— Begin —

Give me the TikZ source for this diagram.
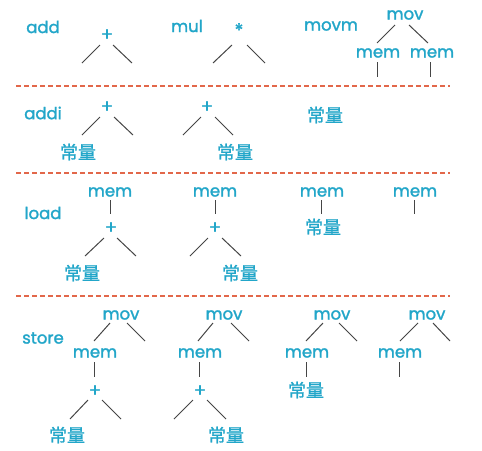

— End —
— Begin —

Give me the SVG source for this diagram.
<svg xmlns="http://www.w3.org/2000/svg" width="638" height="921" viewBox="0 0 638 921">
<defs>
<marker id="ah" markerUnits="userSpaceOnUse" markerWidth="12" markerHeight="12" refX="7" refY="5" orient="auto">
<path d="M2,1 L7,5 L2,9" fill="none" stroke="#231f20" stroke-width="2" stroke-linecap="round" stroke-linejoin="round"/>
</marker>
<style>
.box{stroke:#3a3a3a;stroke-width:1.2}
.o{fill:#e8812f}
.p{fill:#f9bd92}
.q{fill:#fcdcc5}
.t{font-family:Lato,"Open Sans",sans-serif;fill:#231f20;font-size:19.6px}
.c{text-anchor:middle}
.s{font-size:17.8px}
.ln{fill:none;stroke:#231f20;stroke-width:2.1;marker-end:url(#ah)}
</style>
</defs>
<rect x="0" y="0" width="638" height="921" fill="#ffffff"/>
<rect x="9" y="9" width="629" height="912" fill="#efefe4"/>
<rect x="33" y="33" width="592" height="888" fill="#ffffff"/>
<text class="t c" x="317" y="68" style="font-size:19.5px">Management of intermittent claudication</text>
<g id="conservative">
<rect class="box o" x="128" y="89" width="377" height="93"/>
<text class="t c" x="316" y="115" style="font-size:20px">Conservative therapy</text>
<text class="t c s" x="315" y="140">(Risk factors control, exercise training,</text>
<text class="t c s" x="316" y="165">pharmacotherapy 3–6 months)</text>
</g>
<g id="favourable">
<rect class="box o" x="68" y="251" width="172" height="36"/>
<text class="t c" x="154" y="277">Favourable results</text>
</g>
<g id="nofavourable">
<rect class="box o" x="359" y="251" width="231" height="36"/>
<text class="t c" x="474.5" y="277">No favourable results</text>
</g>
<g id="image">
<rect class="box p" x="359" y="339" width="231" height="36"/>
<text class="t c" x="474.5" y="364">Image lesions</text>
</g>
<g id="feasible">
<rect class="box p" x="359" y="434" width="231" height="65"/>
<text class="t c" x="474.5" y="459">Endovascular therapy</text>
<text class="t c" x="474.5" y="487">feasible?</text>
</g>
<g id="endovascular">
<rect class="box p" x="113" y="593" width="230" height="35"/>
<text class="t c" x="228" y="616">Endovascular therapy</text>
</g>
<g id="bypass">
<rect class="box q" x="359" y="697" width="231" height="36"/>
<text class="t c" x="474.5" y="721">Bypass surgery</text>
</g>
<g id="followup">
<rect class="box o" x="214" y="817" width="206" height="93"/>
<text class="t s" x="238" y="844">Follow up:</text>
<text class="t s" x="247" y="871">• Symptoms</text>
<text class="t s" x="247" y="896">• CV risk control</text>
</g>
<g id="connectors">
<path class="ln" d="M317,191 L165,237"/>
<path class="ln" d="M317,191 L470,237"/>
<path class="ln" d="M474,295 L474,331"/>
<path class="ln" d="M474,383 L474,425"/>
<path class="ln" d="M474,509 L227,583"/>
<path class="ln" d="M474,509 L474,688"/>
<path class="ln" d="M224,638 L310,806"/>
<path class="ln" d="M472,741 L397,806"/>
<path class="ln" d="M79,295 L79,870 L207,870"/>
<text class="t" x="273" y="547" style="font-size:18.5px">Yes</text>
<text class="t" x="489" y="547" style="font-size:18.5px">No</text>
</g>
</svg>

— End —
— Begin —

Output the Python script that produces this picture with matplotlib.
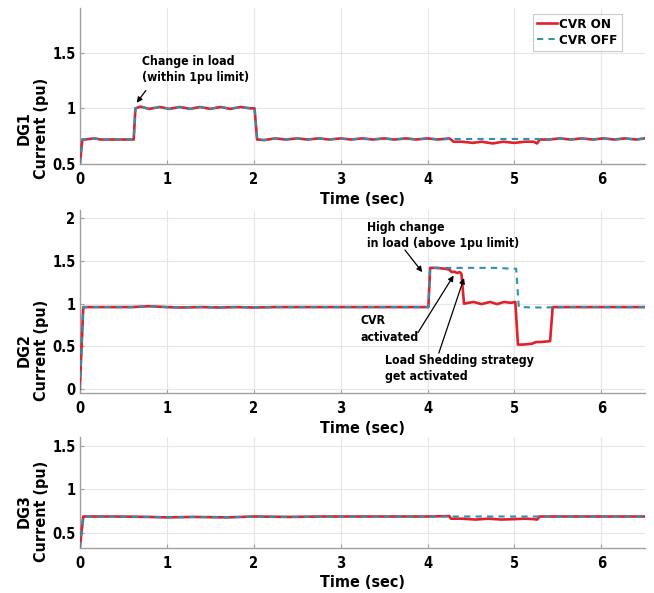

— End —

== What you have to do ==
Report how many lines in the data contain the word "source", with no words besides the number.

== Solved exercise ==
2